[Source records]
[start]

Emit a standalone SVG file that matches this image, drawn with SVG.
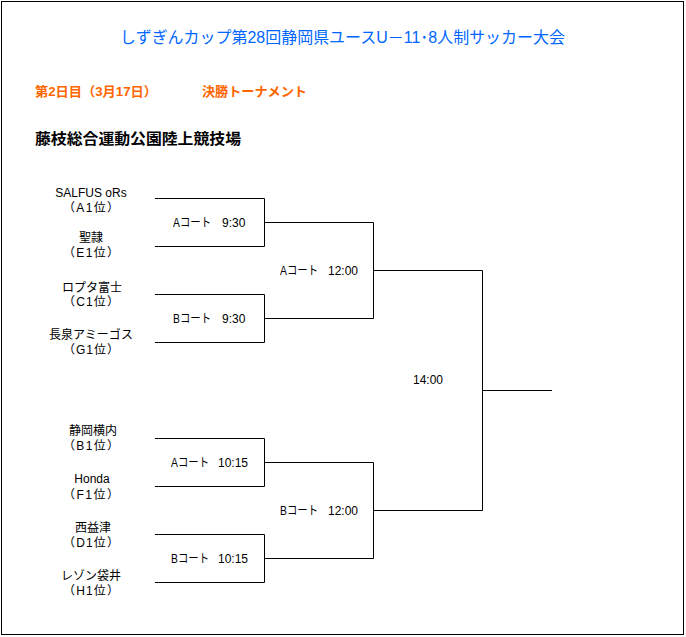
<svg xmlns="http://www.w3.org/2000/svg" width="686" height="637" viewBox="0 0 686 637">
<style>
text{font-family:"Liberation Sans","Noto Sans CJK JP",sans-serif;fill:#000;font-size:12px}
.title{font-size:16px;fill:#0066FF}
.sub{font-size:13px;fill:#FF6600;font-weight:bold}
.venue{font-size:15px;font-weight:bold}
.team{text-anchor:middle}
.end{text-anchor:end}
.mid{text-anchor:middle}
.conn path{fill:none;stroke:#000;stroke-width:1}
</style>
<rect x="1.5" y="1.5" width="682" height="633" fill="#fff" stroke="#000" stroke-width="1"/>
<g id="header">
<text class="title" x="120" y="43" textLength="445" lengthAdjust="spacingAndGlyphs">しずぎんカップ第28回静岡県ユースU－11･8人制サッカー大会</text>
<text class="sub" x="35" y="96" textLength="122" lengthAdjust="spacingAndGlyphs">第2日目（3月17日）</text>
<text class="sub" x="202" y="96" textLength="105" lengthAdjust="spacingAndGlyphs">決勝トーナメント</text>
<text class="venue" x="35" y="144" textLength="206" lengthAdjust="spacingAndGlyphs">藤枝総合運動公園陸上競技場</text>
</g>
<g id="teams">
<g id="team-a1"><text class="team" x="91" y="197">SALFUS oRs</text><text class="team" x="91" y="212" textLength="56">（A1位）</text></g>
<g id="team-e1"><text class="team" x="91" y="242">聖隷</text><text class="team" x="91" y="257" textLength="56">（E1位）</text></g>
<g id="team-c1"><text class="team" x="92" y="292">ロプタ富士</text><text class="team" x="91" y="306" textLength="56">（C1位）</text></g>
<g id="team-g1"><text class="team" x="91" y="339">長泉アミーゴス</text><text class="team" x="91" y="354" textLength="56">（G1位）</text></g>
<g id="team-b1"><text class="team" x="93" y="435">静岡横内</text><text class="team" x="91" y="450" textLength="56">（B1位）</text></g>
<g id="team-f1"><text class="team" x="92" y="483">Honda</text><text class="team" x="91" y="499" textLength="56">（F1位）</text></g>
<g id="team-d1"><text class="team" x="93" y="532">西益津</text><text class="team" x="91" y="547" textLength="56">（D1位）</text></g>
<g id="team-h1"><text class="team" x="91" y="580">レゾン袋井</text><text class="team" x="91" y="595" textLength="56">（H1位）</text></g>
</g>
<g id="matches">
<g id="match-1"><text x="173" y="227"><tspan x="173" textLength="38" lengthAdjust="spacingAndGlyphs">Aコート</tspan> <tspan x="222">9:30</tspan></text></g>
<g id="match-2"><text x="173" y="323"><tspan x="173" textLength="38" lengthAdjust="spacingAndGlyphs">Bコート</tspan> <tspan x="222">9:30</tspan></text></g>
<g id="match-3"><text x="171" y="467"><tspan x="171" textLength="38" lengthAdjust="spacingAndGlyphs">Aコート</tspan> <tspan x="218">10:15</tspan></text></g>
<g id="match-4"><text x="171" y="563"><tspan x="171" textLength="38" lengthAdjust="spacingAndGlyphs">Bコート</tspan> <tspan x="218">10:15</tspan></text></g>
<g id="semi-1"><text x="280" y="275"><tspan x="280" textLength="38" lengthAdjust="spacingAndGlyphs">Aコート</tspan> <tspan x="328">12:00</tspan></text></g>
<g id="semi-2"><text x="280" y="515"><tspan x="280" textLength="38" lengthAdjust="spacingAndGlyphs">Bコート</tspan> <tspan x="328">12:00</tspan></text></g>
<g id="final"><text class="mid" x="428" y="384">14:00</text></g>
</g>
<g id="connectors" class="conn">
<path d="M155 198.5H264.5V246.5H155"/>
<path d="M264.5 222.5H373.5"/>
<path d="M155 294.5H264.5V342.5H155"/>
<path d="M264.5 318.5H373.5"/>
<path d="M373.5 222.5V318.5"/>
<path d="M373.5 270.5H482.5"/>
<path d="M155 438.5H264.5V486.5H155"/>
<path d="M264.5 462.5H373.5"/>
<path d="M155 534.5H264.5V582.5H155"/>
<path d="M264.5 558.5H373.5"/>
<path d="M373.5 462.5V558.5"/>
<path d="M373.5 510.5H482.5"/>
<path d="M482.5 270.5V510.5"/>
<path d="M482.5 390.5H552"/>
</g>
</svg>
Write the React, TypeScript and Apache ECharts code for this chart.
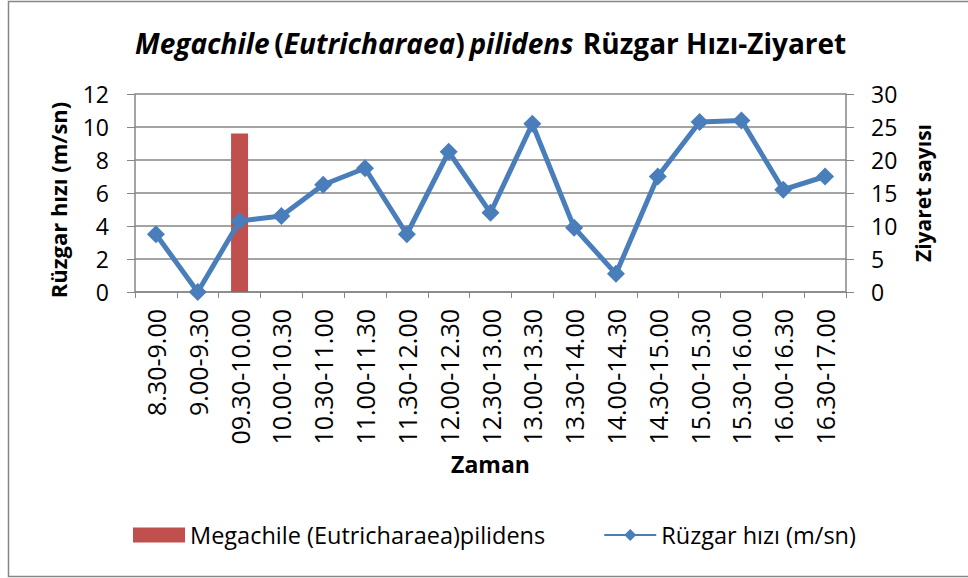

[end]

Request = Check all the records above and select each line where the string "matches" is found.

Result =
Emit a standalone SVG file that matches this image, drawn with SVG.
<g id="matches">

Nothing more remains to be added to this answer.